In Kibuuka Nelson & Anor vs Yusuf Ziiwa, H.C. Misc. Applications No. 72 and 225 of 2008, which is on all fours with the matter before me, Bamwine J. (as he then was), relying on the authority of James Kabateraine vs Charles Ou ndo & Anor, HCCS No. 177 of 1994, reported in  1 KALR 134, held that since the sale of the property attached under execution had been done without first having the duplicate certificate of title delivered in Court, 'the purported sale was no sale in law but a nullity'; hence, the Court had the mandate to declare the sale invalid and make an order for restoration. On the effect of proceedings or acts, which are a nullity, the learned judge cited the case of Macfay vs United Africa Co. Ltd.  3 All E.R. 1169, where the Court clarified that: –
"If an act is void, then it is in law a nullity. It is not only bad, but incurably bad. There is no need for an order of the Court to set it aside. It is automatically null, and void, without more ado, though it is sometimes convenient to have the Court declare it to be so. And every proceeding which is founded on it is also bad and incurably bad. You cannot put something on nothing and expect it to stay there. It will collapse."
Similarly, in Rosemary Eleanor Karamagi vs Angoliga Malimoud, Misc.

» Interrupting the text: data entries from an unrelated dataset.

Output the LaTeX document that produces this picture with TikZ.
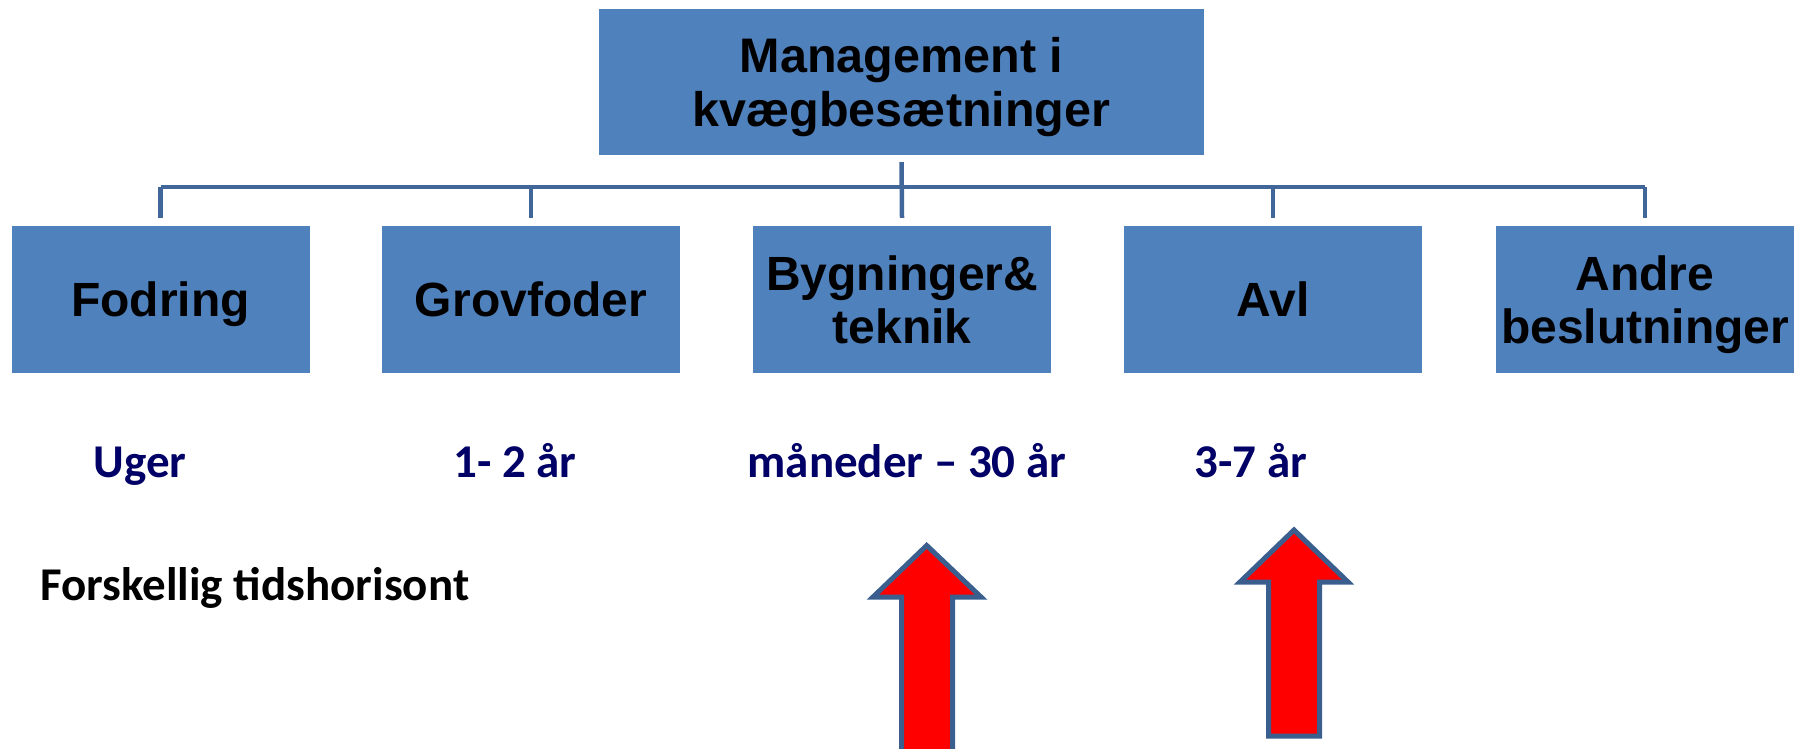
\documentclass[tikz,border=0pt]{standalone}
\usepackage{fontspec}
\setmainfont{Liberation Sans}
\newfontfamily\calfont{Carlito}
\definecolor{boxblue}{HTML}{4F81BD}
\definecolor{linecol}{HTML}{41679A}
\definecolor{arrowline}{HTML}{3A5F8F}
\definecolor{navytext}{HTML}{000066}
\tikzset{
  topbox/.style={rectangle, fill=boxblue, minimum width=605pt, minimum height=146pt, inner sep=0pt, align=center, text depth=0pt, font=\fontsize{48.5}{54}\selectfont\bfseries, text=black},
  childbox/.style={rectangle, fill=boxblue, minimum width=298pt, minimum height=147pt, inner sep=0pt, align=center, text depth=0pt, font=\fontsize{48}{53}\selectfont\bfseries, text=black},
  conn/.style={draw=linecol, line width=4.5pt},
  timelbl/.style={anchor=base, inner sep=0pt, font=\calfont\fontsize{47}{50}\selectfont\bfseries, text=navytext},
  bigarrow/.style={fill=red, draw=arrowline, line width=5pt, miter limit=10}
}
\begin{document}
\begin{tikzpicture}[x=1pt,y=-1pt]
\useasboundingbox (0,0) rectangle (1798,749);
\clip (0,0) rectangle (1798,749);
\node[topbox] (top) at (901.5,82) {Management i\\kvægbesætninger};
\node[childbox] (c1) at (160.5,299.5) {Fodring};
\node[childbox] (c2) at (531,299.5) {Grovfoder};
\node[childbox] (c3) at (902,299.5) {Bygninger\&\\teknik};
\node[childbox] (c4) at (1273,299.5) {Avl};
\node[childbox] (c5) at (1645,299.5) {Andre\\beslutninger};
\coordinate (bus) at (902,187);
\draw[conn] ([yshift=-7pt]top.south) -- ([yshift=8pt]c3.north);
\draw[conn] (c1.north |- bus) -- (c5.north |- bus);
\foreach \c in {c1,c2,c4,c5}{
  \draw[conn] (\c.north |- bus) -- ([yshift=8pt]\c.north);
}
\node[timelbl] (t1) at (140,477) {Uger};
\node[timelbl] (t2) at (515,477) {1- 2 år};
\node[timelbl] (t3) at (907,477) {måneder – 30 år};
\node[timelbl] (t4) at (1251,477) {3-7 år};
\node[timelbl, anchor=base west, text=black] (fh) at (40,600) {Forskellig tidshorisont};
\draw[bigarrow] (926.7,545.5) -- (981,597) -- (952.5,597) -- (952.5,770) -- (901.5,770) -- (901.5,597) -- (873,597) -- cycle;
\draw[bigarrow] (1294,530) -- (1348,582) -- (1319.5,582) -- (1319.5,736) -- (1268.5,736) -- (1268.5,582) -- (1240,582) -- cycle;
\end{tikzpicture}
\end{document}
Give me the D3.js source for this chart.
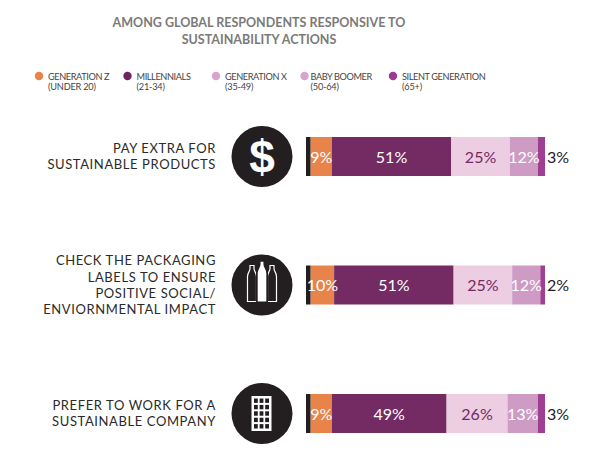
<!DOCTYPE html>
<html>
<head>
<meta charset="utf-8">
<script src="https://cdn.jsdelivr.net/npm/d3@7"></script>
<style>
  body { margin: 0; background: #fff; }
  svg { display: block; font-family: Lato, "Open Sans", sans-serif; }
</style>
</head>
<body>
<svg id="chart" width="599" height="462"></svg>
<script>
// DATA
var title_lines = ["AMONG GLOBAL RESPONDENTS RESPONSIVE TO", "SUSTAINABILITY ACTIONS"];
var generations = ["GENERATION Z", "MILLENNIALS", "GENERATION X", "BABY BOOMER", "SILENT GENERATION"];
var gen_ages = ["(UNDER 20)", "(21-34)", "(35-49)", "(50-64)", "(65+)"];
var actions = ["pay", "check", "work"];
var action_labels = [
  ["PAY EXTRA FOR", "SUSTAINABLE PRODUCTS"],
  ["CHECK THE PACKAGING", "LABELS TO ENSURE", "POSITIVE SOCIAL/", "ENVIORNMENTAL IMPACT"],
  ["PREFER TO WORK FOR A", "SUSTAINABLE COMPANY"]
];
var values_pay   = [9, 51, 25, 12, 3];
var values_check = [10, 51, 25, 12, 2];
var values_work  = [9, 49, 26, 13, 3];
var edge_value = 2; // dark sliver at the left end of each bar

// STYLE
var bar_colors    = ["#E8834A", "#742A63", "#EDCDE1", "#CD9BC4", "#9E3F93"];
var legend_colors = ["#E8834A", "#6E2460", "#D9A3CF", "#D9A3CF", "#9B3A90"];
var label_colors  = ["#fff", "#fff", "#742A63", "#fff", "#222"];

var all_values = [values_pay, values_check, values_work];

var svg = d3.select("#chart");

// TITLE
svg.selectAll("text.title")
  .data(title_lines)
  .enter().append("text")
  .attr("class", "title")
  .attr("x", 259)
  .attr("y", (d, i) => 27 + i * 16.5)
  .attr("text-anchor", "middle")
  .attr("font-size", 12.5)
  .attr("font-weight", 700)
  .attr("letter-spacing", 0)
  .attr("fill", "#7a7a7a")
  .text(d => d);

// LEGEND
var legend_x = d3.scalePoint().domain(generations).range([39, 393]);
var legend = svg.selectAll("g.legend")
  .data(generations)
  .enter().append("g")
  .attr("class", "legend")
  .attr("transform", d => "translate(" + legend_x(d) + ",76)");

legend.append("circle")
  .attr("r", 4.2)
  .attr("fill", (d, i) => legend_colors[i]);

legend.append("text")
  .attr("x", (d, i) => i == 3 ? 6 : 9)
  .attr("y", 3.5)
  .attr("font-size", 9.2)
  .attr("letter-spacing", -0.4)
  .attr("fill", "#444")
  .text(d => d);

legend.append("text")
  .attr("x", (d, i) => i == 3 ? 6 : 9)
  .attr("y", 14)
  .attr("font-size", 9.2)
  .attr("letter-spacing", -0.2)
  .attr("fill", "#444")
  .text((d, i) => gen_ages[i]);

// SCALES
var xScale = d3.scaleLinear().domain([0, 100 + edge_value]).range([306, 545]);
var yScale = d3.scalePoint().domain(actions).range([156.5, 413.5]);
var bar_height = 39;

var rows = svg.selectAll("g.row")
  .data(actions)
  .enter().append("g")
  .attr("class", "row")
  .attr("transform", d => "translate(0," + yScale(d) + ")");

// LEFT LABELS
rows.each(function (d, i) {
  var lines = action_labels[i];
  var g = d3.select(this);
  g.selectAll("text.action")
    .data(lines)
    .enter().append("text")
    .attr("class", "action")
    .attr("x", 216)
    .attr("y", (l, j) => (j - (lines.length - 1) / 2) * 16.4 + 4.7)
    .attr("text-anchor", "end")
    .attr("font-size", 13)
    .attr("letter-spacing", 0.6)
    .attr("fill", "#2a2a2a")
    .text(l => l);
});

// ICONS
rows.append("circle")
  .attr("cx", 262)
  .attr("r", 30.5)
  .attr("fill", "#231F20");

var icon_pay = rows.filter(d => d == "pay");
icon_pay.append("text")
  .attr("x", 262)
  .attr("y", 16)
  .attr("text-anchor", "middle")
  .attr("font-family", "'Liberation Sans', sans-serif")
  .attr("font-size", 46)
  .attr("font-weight", 700)
  .attr("fill", "#fff")
  .text("$");

var icon_check = rows.filter(d => d == "check");
var bottle = "M -4.5 -10 C -4.5 -14 -2 -15 -2 -18 L -2 -21 L 2 -21 L 2 -18 C 2 -15 4.5 -14 4.5 -10 L 4.5 15 L -4.5 15 Z";
[[-10, 1.5, false], [10, 1.5, false], [0, 0, true]].forEach(function (b) {
  icon_check.append("path")
    .attr("d", bottle)
    .attr("transform", "translate(" + (262 + b[0]) + "," + b[1] + ") scale(" + (b[2] ? 1.15 : 1) + ")")
    .attr("fill", b[2] ? "#fff" : "#231F20")
    .attr("stroke", b[2] ? "#231F20" : "#fff")
    .attr("stroke-width", b[2] ? 1.5 : 1.2);
});

var icon_work = rows.filter(d => d == "work");
icon_work.append("rect")
  .attr("x", 251.5).attr("y", -17.5)
  .attr("width", 20).attr("height", 35)
  .attr("fill", "#fff");
for (var r = 0; r < 5; r++) {
  for (var c = 0; c < 3; c++) {
    icon_work.append("rect")
      .attr("x", 254 + c * 5.6).attr("y", -15 + r * 6.4)
      .attr("width", 3.8).attr("height", 4.4)
      .attr("fill", "#231F20");
  }
}

// BARS
rows.each(function (d, i) {
  var vals = all_values[i];
  var starts = [];
  var acc = edge_value;
  vals.forEach(v => { starts.push(acc); acc += v; });
  var g = d3.select(this);

  g.append("rect")
    .attr("x", xScale(0))
    .attr("y", -bar_height / 2)
    .attr("width", xScale(edge_value) - xScale(0))
    .attr("height", bar_height)
    .attr("fill", "#231F20");

  g.selectAll("rect.seg")
    .data(vals)
    .enter().append("rect")
    .attr("class", "seg")
    .attr("x", (v, j) => xScale(starts[j]))
    .attr("y", -bar_height / 2)
    .attr("width", v => xScale(v) - xScale(0))
    .attr("height", bar_height)
    .attr("fill", (v, j) => bar_colors[j]);

  g.selectAll("text.val")
    .data(vals)
    .enter().append("text")
    .attr("class", "val")
    .attr("x", (v, j) => j == 4 ? xScale(starts[j] + v) + 2 : xScale(starts[j] + v / 2))
    .attr("y", 6)
    .attr("text-anchor", (v, j) => j == 4 ? "start" : "middle")
    .attr("font-size", 16)
    .attr("font-weight", 400)
    .attr("fill", (v, j) => label_colors[j])
    .text(v => v + "%");
});
</script>
</body>
</html>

Applica. No. 733 of 2005, where the certificate of title to the property attached in execution was not first deposited in Court before conducting the sale thereof, Kiryabwire J. (as he then was) nullified the sale stating that the elaborate procedure laid down in the rules for sale of immoveable property under execution had not been complied; hence, the sale was irregular and incurably defective. It is now well settled that sale of immoveable property, which is carried out without first having the duplicate or special title thereto deposited in Court, is incurably defective; and Court has the powers to declare so, and set it aside.
Since the sale of the suit property in the instant case was done in non compliance with the law governing sale of immoveable property attached in execution of a Court decree, I must declare it a nullity; and therefore set it aside. I find no need to delve in to the other grounds of appeal; except to point out that the Registrar Execution must always comply with every aspect of the rules governing execution to avoid this type of challenge now before Court. For instance, upon expiry of a warrant, or when sale does not take place on the appointed date, the rules in the Civil Procedure Rules clearly specify when the desired sale may be carried out without the need for fresh advert; and similarly, when a fresh advert must first be made before the sale.
In the event, I allow this application; and set aside the sale of the suit property. I award costs hereof to the Applicant. If the decree in the head suit herein has not yet been satisfied, then the Registrar Execution can commence the process of execution afresh; but in doing so, he/she must always bear in mind the imperative to comply with the strict laws and rules governing execution.